Recovering lost revenue, disruptive approach
There is an entire industry of smaller online advertising agencies that is exploiting the market for "alternative ad space" in Google adsense. Depending upon a site's quality, the alternative ad space can be anywhere from 1% to more than 50% of total ad impressions. Given the size of adsense program as a whole, the lost revenue from such feature might run into millions of dollars. Although Google is providing us with this feature, it is not earning anything from it. It can be understood as a goodwill gesture towards webmasters. May be the engineers at googleplex are trying to capitalize on such "lost space" by further improvements in ad targeting (so that PSAs impressions are minimized) or hoping that the current boom in online advertising will increase eventually enable their inventory to fill in the blanks. There is nothing wrong in these two traditional approaches except the fact that they can minimize the problem rather than solving it. Implementing intrasite contextual links might solve "this problem of lost revenue" from in an unconventional and disruptive way.
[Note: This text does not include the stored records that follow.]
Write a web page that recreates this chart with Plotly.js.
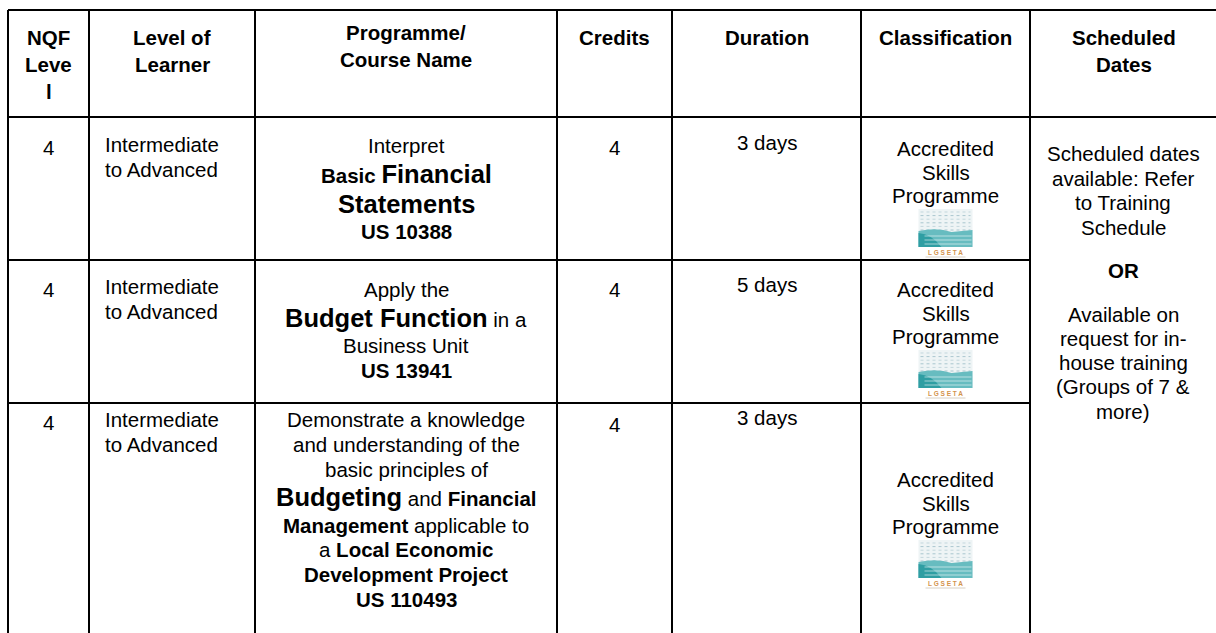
<!DOCTYPE html>
<html>
<head>
<meta charset="utf-8">
<script src="https://cdn.plot.ly/plotly-3.0.1.min.js"></script>
<style>html,body{margin:0;padding:0;background:#fff;}#chart{width:1216px;height:633px;}</style>
</head>
<body>
<div id="chart"></div>
<script>
// ---------------- DATA ----------------
// markup: *text* = bold, ^text^ = large bold
const headers = [["NQF", "Leve", "l"], ["Level of", "Learner"], ["Programme/", "Course Name"], ["Credits"], ["Duration"], ["Classification"], ["Scheduled", "Dates"]];
const nqfLevels = ["4", "4", "4"];
const learnerLevels = [["Intermediate", "to Advanced"], ["Intermediate", "to Advanced"], ["Intermediate", "to Advanced"]];
const programmeNames = [
  ["Interpret", "*Basic* ^Financial^", "^Statements^", "*US 10388*"],
  ["Apply the", "^Budget Function^ in a", "Business Unit", "*US 13941*"],
  ["Demonstrate a knowledge", "and understanding of the", "basic principles of", "^Budgeting^ and *Financial*", "*Management* applicable to", "a *Local Economic*", "*Development Project*", "*US 110493*"]
];
const credits = ["4", "4", "4"];
const durations = ["3 days", "5 days", "3 days"];
const classifications = [["Accredited", "Skills", "Programme"], ["Accredited", "Skills", "Programme"], ["Accredited", "Skills", "Programme"]];
const logoLabel = "L G S E T A";
const scheduledPart1 = ["Scheduled dates", "available: Refer", "to Training", "Schedule"];
const scheduledOr = "*OR*";
const scheduledPart2 = ["Available on", "request for in-", "house training", "(Groups of 7 &", "more)"];

// ---------------- LAYOUT ----------------
const W = 1216, H = 633;
const BODY = 20.5, BIG = 25.5;
const colEdges = [8, 89, 255, 557, 672, 861, 1030, 1218];
const rowEdges = [10, 117, 260, 403, 660];
// first-baseline offsets from row top, per row, per column [nqf, learner, prog, credits, duration, class]
const pads = [[38, 35, 36, 38, 33, 39], [37, 34, 37, 37, 32, 37], [27, 24, 24, 29, 22, 84]];
const learnerIndent = 15;

const annotations = [];
const shapes = [];

function parse(s) {
  let max = BODY;
  if (s.indexOf('^') >= 0) max = BIG;
  let html = s.replace(/\^([^^]+)\^/g, '<b><span style="font-size:' + BIG + 'px">$1</span></b>')
              .replace(/\*([^*]+)\*/g, '<b>$1</b>');
  return {html, max};
}
function addText(x, anchor, baseline, html, size, bold) {
  annotations.push({
    x: x, y: baseline - 0.3465 * size, xref: 'x', yref: 'y',
    xanchor: anchor, yanchor: 'middle', showarrow: false, borderpad: 0,
    text: bold ? '<b>' + html + '</b>' : html,
    font: {size: BODY, color: '#000', family: '"Liberation Sans", Arial, sans-serif'}
  });
}
function addLines(x, anchor, b0, lines, extra) {
  let b = b0, prev = null;
  lines.forEach((ln, i) => {
    const p = parse(ln);
    if (i > 0) b += 0.212 * prev + 0.905 * p.max + extra;
    addText(x, anchor, b, p.html, p.max, false);
    prev = p.max;
  });
  return b;
}
function colCenter(c) { return (colEdges[c] + colEdges[c + 1]) / 2; }

function line(x0, y0, x1, y1) {
  shapes.push({type: 'line', xref: 'x', yref: 'y', x0, y0, x1, y1, line: {color: '#000', width: 2}, layer: 'above'});
}
function rect(x0, y0, x1, y1, fill) {
  shapes.push({type: 'rect', xref: 'x', yref: 'y', x0, y0, x1, y1, fillcolor: fill, line: {width: 0}, layer: 'below'});
}
function addLogo(cx, top) {
  const l = cx - 27, r = cx + 27;
  rect(l, top, r, top + 38, '#eef4f5');
  // stippled upper pattern
  for (let k = 0; k < 6; k++) {
    shapes.push({type: 'line', xref: 'x', yref: 'y', x0: l + 2, x1: r - 2, y0: top + 3 + k * 3.6, y1: top + 3 + k * 3.6,
      line: {color: k % 2 ? '#a9c6cf' : '#c3d7dd', width: 1, dash: 'dot'}, layer: 'below'});
  }
  // teal lower region
  shapes.push({type: 'path', xref: 'x', yref: 'y', layer: 'below', line: {width: 0}, fillcolor: '#67bcc0',
    path: `M ${l} ${top + 38} L ${l} ${top + 22} Q ${cx - 8} ${top + 18} ${cx + 6} ${top + 23} L ${r} ${top + 21} L ${r} ${top + 38} Z`});
  shapes.push({type: 'path', xref: 'x', yref: 'y', layer: 'below', line: {width: 0}, fillcolor: '#2f9ea3',
    path: `M ${l} ${top + 38} L ${l} ${top + 24} Q ${cx - 14} ${top + 25} ${cx - 4} ${top + 38} Z`});
  for (let k = 0; k < 3; k++) {
    shapes.push({type: 'line', xref: 'x', yref: 'y', x0: l + 6, x1: r - 1, y0: top + 27 + k * 4, y1: top + 27 + k * 4,
      line: {color: 'rgba(255,255,255,0.55)', width: 1}, layer: 'below'});
  }
  annotations.push({x: cx, y: top + 43, xref: 'x', yref: 'y', xanchor: 'center', yanchor: 'middle', showarrow: false,
    borderpad: 0, text: '<b>' + logoLabel + '</b>', font: {size: 6.5, color: '#d3934c', family: '"Liberation Sans", Arial, sans-serif'}});
  shapes.push({type: 'line', xref: 'x', yref: 'y', x0: cx - 20, x1: cx + 20, y0: top + 48, y1: top + 48,
    line: {color: '#d8d0c4', width: 1}, layer: 'below'});
}

// grid
colEdges.forEach(x => line(x, rowEdges[0], x, H + 20));
line(colEdges[0], rowEdges[0], W + 5, rowEdges[0]);
line(colEdges[0], rowEdges[1], W + 5, rowEdges[1]);
line(colEdges[0], rowEdges[2], colEdges[6], rowEdges[2]);
line(colEdges[0], rowEdges[3], colEdges[6], rowEdges[3]);

// headers
headers.forEach((lines, c) => {
  const b0 = c === 2 ? 40 : 45;
  lines.forEach((t, i) => addText(colCenter(c), 'center', b0 + 27 * i, t, BODY, true));
});

// body rows
for (let r = 0; r < 3; r++) {
  const top = rowEdges[r + 1];
  const p = pads[r];
  addLines(colCenter(0), 'center', top + p[0], [nqfLevels[r]], 2);
  addLines(colEdges[1] + learnerIndent, 'left', top + p[1], learnerLevels[r], 1.5);
  addLines(colCenter(2), 'center', top + p[2], programmeNames[r], 2);
  addLines(colCenter(3), 'center', top + p[3], [credits[r]], 2);
  addLines(colCenter(4), 'center', top + p[4], [durations[r]], 2);
  const lastB = addLines(colCenter(5), 'center', top + p[5], classifications[r], 0.6);
  addLogo(colCenter(5), lastB + 6);
}

// scheduled dates (merged cell)
const sx = (colEdges[6] + 1216) / 2;
let sb = addLines(sx, 'center', rowEdges[1] + 44, scheduledPart1, 1.5);
sb = addLines(sx, 'center', sb + 43, [scheduledOr], 0);
addLines(sx, 'center', sb + 44, scheduledPart2, 1.4);

const layout = {
  width: W, height: H,
  margin: {l: 0, r: 0, t: 0, b: 0},
  paper_bgcolor: '#fff', plot_bgcolor: '#fff',
  xaxis: {range: [0, W], visible: false, fixedrange: true},
  yaxis: {range: [H, 0], visible: false, fixedrange: true},
  showlegend: false,
  font: {family: '"Liberation Sans", Arial, sans-serif', color: '#000'},
  shapes: shapes,
  annotations: annotations
};
Plotly.newPlot('chart', [], layout, {staticPlot: true, displayModeBar: false});
</script>
</body>
</html>
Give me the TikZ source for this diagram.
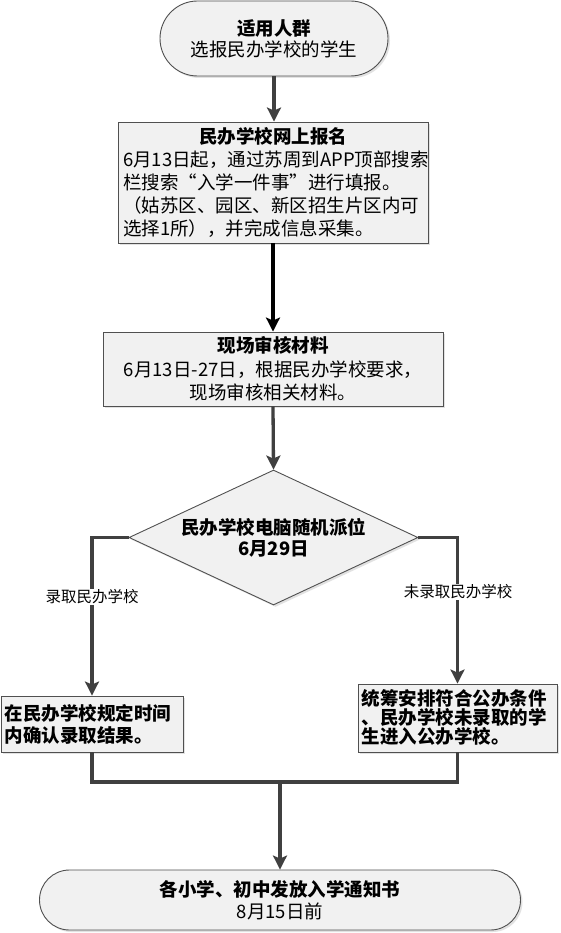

Navigation by proxy, providing valid exit links in MFAs
On first thoughts, it seemed that such a feature will also work to the advantage for MFAs. But after mental visualization of some possible scenarios, I think that some MFAs might eventually loose in such a system. A common strategy used by many MFAs is to have a highly SEOed page with little content, four aunits and NO navigation at all. This system could supply "navigation by proxy" to such websites, thereby reducing the eventual CTR (at least theoritically).

Seducing Fence Sitters, more conversions
An efficient search in website can always deliver relevant content to visitors. But the fact remains that searching still requires more ACTION on a visitor's part than a a simple click on a link. If one looks closely, searching (seeking) and displaying navigational links (seducing) are fundamentally different things. A person who is searching is looking for a needle in a haystack and he is not even sure about the existence of the needle itself! Whereas in such a contextual navigation model all needles from the haystack are displayed upfront. It could potentially convert the fence sitters (a typical person who lands via a search result, doesn't find exactly what is being sought, hit the back button to return to serps) into VALID traffic to relevant pages in a website. For a serious webmaster, it means converting an accidental drop-in into a regular visitor.

I am posting this idea here for open discussion and further brainstorming. I am not saying that it is a winning model. It is just a hypothesis, which is open to constructive discussion and criticism by the experienced webmaster community we have here :-) . I can be totally off the target in many of the arguments above and if you feel so, please do add your counter arguments and theories over the concept rather than side tracking the thread by flaming on limitations of a single human brain (mine!).

jomaxx

5:08 pm on Jun 13, 2006 (gmt 0)

WebmasterWorld Senior Member 10+ Year Member



Okay, I tried but I lost the thread of what you were talking about, about halfway through the post. My thoughts up to that point...

1. Isn't this just hyperlinking? How can Google be expected to link within your own site more intelligently than you the author and webmaster can?

2. I don't think this really has any connection to the Butterfly Effect. Or to put it another way, ANYTHING ANYWHERE could cause some unknowable Butterfly Effect. I mention this not to pick nits but because I saw it referenced in a questionable context in a different thread just yesterday.